A Binge on Arkansas History and Culture by EOA editor Guy Lancaster
by EOA editor Guy Lancaster
I know that it’s popular to binge-watch series on streaming platforms like Netflix and Hulu. And I have friends who binge-read authors—if they find a book they like, they immediately start reading everything else by the same author. But I’ve never been one who binges. My eyes burn out if I stare at a screen too long, and if I like a particular book, I tend to want a bit of space before tackling another of the author’s offerings.
However, I do sometimes binge on the Encyclopedia of Arkansas database, where we store records for entries, both those that have been written and those that need to be. I’m always thinking of new ways that we can expand EOA content, and this is where I do my bingeing. During the Arkansas Civil War Sesquicentennial, I went through the 1963 Arkansas Historical Quarterly article that lists all the military events that occurred in Arkansas during the war and added them to our database, and we found authors for most of them. Later, I spent a week with a road atlas, adding every small town I could see into said database—more than 2,000 different records—and we are slowly chipping away at them, county by county.
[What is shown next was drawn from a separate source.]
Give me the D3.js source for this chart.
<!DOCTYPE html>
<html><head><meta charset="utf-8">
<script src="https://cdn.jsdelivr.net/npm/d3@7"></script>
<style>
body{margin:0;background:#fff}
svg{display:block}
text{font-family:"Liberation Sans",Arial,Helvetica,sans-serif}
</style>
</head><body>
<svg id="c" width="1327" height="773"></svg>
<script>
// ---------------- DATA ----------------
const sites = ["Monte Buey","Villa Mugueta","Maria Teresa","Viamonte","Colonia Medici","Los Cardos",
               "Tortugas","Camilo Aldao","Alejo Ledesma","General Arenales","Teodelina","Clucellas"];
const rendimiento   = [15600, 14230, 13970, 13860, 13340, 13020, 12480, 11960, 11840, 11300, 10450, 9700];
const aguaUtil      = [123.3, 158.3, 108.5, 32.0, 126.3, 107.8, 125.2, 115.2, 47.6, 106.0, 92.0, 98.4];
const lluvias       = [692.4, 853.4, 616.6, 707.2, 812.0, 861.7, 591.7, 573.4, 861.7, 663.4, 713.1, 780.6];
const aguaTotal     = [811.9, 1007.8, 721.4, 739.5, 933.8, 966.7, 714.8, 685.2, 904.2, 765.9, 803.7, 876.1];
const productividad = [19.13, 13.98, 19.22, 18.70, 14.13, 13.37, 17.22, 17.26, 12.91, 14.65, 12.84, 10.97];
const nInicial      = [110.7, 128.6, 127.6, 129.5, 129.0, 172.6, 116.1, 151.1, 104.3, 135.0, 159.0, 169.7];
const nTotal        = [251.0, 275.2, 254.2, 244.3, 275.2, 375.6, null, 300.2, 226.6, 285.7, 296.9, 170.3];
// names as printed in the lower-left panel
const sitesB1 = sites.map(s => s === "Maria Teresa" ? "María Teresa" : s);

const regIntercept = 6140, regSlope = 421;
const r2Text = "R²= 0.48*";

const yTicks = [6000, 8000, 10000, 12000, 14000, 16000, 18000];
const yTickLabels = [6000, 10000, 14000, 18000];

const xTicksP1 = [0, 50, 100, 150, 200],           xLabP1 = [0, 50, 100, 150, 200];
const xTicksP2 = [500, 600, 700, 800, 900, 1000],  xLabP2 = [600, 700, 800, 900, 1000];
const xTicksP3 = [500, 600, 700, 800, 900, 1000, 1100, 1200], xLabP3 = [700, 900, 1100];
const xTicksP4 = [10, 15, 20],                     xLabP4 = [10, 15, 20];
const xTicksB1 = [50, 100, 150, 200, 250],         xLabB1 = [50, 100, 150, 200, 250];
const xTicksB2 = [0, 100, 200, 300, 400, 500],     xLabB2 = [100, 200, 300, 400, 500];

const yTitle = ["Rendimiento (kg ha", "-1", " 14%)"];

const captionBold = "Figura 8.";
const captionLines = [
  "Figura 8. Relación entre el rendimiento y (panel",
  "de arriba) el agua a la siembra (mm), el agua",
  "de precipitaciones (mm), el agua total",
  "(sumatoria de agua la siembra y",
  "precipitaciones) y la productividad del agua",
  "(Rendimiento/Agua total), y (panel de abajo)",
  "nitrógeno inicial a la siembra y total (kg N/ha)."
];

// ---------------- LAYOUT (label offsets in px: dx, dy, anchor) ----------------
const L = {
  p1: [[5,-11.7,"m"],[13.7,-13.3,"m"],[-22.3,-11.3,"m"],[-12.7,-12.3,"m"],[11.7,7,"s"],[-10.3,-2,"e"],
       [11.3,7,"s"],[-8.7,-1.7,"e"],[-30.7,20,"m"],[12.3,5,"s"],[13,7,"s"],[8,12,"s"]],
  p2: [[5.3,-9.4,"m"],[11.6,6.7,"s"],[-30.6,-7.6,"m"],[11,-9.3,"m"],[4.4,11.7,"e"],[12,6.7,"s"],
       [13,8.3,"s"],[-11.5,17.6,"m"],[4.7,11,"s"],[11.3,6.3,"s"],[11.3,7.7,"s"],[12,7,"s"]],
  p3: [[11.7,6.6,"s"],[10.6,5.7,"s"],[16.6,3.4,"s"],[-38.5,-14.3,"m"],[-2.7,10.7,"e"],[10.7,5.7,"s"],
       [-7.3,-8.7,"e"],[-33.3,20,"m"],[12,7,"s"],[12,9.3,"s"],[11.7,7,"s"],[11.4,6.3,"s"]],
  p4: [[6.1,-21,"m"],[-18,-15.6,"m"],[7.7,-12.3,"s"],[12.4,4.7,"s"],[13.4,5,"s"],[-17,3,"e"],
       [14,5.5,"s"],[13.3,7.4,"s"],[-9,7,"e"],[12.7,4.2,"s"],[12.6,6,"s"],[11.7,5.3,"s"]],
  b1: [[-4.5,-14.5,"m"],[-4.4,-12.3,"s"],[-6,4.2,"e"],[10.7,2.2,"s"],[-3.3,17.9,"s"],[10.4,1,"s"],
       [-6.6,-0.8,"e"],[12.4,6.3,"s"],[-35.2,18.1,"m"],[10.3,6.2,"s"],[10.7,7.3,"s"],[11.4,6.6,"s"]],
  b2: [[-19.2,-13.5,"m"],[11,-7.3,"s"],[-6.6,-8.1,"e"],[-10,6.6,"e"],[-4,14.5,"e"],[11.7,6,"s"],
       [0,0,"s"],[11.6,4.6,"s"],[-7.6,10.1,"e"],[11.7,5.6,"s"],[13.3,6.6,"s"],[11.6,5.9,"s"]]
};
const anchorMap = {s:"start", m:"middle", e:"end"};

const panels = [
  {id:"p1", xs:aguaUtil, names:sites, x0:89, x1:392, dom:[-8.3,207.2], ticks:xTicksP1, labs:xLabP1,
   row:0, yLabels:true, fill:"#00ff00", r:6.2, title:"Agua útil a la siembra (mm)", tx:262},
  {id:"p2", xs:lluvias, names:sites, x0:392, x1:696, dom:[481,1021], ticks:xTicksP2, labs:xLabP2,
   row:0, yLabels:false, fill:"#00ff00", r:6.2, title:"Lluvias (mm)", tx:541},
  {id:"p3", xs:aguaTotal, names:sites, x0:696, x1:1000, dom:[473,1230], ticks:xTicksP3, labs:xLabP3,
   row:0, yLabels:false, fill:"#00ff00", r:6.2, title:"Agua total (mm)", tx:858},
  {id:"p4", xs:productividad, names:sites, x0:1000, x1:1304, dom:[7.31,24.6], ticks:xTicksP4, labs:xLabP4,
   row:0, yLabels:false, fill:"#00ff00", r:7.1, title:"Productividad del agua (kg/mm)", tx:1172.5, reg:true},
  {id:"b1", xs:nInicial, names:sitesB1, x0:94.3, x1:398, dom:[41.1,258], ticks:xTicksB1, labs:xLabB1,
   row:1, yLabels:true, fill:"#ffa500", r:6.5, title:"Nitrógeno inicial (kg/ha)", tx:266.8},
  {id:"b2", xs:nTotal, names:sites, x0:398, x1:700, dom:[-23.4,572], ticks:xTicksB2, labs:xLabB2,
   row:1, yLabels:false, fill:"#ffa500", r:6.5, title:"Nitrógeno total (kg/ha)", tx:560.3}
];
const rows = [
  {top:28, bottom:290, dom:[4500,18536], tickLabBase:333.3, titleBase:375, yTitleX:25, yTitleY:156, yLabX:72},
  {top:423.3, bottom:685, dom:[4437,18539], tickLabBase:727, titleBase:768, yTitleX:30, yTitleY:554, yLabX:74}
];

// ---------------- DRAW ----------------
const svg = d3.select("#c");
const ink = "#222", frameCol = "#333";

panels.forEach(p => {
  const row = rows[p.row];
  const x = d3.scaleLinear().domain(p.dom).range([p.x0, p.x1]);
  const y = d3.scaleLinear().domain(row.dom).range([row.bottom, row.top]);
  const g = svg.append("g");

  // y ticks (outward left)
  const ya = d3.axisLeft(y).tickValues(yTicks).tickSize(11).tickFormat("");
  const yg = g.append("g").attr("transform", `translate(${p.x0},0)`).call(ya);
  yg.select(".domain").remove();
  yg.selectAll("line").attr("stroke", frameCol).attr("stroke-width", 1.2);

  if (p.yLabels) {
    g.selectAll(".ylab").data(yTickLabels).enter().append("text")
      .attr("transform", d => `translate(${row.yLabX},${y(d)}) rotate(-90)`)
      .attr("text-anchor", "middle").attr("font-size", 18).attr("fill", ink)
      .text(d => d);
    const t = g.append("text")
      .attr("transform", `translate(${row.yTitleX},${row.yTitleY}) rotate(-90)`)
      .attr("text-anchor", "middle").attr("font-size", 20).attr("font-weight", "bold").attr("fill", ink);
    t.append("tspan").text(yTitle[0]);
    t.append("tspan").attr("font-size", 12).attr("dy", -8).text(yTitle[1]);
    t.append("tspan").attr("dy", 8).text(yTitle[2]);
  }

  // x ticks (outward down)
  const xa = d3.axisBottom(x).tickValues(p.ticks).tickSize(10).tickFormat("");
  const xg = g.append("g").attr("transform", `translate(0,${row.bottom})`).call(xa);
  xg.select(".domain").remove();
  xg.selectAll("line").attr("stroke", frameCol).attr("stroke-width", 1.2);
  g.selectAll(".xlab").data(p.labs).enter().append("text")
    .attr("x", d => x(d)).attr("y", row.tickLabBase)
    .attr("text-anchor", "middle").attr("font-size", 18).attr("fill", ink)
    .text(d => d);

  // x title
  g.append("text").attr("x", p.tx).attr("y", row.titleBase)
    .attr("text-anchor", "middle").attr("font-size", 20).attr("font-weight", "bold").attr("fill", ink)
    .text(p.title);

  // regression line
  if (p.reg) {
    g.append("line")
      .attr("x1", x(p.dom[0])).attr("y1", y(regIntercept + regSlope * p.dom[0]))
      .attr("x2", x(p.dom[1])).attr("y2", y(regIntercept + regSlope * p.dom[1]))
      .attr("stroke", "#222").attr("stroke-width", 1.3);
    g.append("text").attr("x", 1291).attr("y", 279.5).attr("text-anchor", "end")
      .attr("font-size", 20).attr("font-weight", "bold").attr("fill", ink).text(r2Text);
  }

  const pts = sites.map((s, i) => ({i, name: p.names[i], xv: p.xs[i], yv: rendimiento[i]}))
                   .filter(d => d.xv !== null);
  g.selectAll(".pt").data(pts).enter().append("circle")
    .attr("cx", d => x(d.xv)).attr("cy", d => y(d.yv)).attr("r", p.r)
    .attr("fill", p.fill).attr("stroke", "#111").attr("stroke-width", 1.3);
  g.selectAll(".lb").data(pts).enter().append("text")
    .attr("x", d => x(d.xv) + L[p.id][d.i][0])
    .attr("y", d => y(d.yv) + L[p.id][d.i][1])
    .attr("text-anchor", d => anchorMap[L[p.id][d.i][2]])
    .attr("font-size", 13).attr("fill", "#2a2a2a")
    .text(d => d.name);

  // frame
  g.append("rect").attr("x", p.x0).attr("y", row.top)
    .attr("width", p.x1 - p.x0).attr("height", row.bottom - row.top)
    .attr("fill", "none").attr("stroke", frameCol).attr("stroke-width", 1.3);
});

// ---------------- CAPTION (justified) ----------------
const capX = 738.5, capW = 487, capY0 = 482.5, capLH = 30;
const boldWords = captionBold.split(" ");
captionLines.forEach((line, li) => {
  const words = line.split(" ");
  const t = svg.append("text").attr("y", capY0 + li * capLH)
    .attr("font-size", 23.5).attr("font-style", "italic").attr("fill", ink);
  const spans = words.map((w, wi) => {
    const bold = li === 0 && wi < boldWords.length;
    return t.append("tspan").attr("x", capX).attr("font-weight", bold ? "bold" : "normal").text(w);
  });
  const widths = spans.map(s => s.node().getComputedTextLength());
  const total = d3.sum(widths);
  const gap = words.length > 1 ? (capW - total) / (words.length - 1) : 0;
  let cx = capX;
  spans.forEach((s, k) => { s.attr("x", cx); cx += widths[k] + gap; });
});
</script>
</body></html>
Last year, I surveyed the listing of state legislators in the Historical Report of the Secretary of State of Arkansas and added any legislator who has served more than ten years or in any special capacity, such as Speaker of the House (and someday I’ll add the others).
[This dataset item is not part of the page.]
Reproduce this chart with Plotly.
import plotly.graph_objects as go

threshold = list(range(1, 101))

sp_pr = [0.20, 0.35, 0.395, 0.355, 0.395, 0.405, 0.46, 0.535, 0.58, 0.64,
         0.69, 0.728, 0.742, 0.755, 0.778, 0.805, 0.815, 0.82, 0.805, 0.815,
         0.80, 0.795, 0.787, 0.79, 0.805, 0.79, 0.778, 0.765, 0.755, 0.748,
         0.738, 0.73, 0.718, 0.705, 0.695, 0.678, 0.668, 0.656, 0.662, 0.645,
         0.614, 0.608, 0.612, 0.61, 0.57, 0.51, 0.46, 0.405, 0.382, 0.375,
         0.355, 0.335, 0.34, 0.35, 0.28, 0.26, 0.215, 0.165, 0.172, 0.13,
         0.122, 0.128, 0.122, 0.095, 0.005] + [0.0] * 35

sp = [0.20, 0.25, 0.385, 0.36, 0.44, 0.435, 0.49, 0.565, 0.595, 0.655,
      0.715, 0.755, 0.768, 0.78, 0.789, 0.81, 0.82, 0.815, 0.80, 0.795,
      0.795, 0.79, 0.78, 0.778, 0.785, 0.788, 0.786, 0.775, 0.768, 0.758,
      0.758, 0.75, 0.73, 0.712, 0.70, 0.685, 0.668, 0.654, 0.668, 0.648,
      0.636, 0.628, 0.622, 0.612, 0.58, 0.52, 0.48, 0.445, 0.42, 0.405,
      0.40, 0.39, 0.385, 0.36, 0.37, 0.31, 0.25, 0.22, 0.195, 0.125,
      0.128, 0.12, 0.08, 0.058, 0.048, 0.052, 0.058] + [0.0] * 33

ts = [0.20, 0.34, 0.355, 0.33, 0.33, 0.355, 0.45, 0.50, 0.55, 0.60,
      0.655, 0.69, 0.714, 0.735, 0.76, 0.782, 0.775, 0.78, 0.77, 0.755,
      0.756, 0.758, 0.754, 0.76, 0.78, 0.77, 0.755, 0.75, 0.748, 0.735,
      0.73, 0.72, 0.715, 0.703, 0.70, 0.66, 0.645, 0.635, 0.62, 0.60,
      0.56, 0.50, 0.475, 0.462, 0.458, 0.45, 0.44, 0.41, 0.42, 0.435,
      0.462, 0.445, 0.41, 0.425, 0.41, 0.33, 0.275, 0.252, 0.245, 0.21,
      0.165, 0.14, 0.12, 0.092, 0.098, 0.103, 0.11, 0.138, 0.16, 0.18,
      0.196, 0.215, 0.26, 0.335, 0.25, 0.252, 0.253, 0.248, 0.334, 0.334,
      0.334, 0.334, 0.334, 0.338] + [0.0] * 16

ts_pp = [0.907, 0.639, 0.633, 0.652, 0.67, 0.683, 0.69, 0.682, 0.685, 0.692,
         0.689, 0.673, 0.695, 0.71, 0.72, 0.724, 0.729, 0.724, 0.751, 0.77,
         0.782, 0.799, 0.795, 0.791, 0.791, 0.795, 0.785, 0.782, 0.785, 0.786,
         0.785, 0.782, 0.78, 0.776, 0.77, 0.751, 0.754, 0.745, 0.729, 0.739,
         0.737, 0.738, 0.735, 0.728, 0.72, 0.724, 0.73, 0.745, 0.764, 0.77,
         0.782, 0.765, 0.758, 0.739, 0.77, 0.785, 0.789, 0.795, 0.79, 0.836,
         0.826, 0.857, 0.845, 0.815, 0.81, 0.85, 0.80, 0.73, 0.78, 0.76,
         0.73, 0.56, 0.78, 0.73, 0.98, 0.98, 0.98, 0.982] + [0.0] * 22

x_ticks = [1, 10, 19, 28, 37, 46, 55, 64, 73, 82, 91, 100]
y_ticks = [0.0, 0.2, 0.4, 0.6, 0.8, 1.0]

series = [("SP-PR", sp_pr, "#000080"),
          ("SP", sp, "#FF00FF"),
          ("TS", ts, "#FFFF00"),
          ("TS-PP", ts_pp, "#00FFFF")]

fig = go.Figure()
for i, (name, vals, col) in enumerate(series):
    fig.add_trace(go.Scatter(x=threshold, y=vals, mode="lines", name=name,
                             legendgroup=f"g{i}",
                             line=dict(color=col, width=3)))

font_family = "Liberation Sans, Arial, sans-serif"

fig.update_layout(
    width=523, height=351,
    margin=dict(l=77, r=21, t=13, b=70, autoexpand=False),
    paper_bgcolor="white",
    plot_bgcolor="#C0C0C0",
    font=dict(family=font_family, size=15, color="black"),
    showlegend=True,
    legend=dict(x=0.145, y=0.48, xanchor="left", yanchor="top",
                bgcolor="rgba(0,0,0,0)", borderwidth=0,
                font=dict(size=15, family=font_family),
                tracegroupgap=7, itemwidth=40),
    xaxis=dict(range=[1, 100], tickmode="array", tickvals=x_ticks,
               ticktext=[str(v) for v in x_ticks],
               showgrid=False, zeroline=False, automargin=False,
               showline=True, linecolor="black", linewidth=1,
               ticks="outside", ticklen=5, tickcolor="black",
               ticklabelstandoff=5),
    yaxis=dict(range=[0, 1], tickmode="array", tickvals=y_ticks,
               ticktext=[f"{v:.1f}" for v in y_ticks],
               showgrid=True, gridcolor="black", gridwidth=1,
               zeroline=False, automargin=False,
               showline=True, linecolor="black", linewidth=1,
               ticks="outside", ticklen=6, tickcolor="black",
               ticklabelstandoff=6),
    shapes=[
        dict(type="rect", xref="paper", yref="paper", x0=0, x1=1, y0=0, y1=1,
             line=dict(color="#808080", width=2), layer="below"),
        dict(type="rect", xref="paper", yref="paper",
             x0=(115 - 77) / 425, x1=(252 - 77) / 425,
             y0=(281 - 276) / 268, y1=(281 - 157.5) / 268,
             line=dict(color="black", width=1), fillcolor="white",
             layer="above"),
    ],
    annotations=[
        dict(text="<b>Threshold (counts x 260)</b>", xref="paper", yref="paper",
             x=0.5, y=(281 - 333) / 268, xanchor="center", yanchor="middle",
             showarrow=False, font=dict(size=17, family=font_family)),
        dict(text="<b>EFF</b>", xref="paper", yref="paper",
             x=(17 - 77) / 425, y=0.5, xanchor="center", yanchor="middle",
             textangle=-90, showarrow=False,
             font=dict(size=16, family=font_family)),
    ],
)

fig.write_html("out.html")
Recently, I’ve binged on lists of local library systems, shopping malls, Little Rock city parks, county fairs, books set in Arkansas, and more, adding them to our ever-growing list of entries needing authors. Of course, our own readers contribute their suggestions, too, and we also glean entry possibilities while reading books, articles, the newspaper, or even other entries.
As I write this, that list of entries needing authors currently stands at more than 5,400 entries, while we have nearly 5,900 entries already online. In other words, the EOA has the potential still to nearly double in size based upon what is already in our database. But the more we have, the more we find we need. So it goes.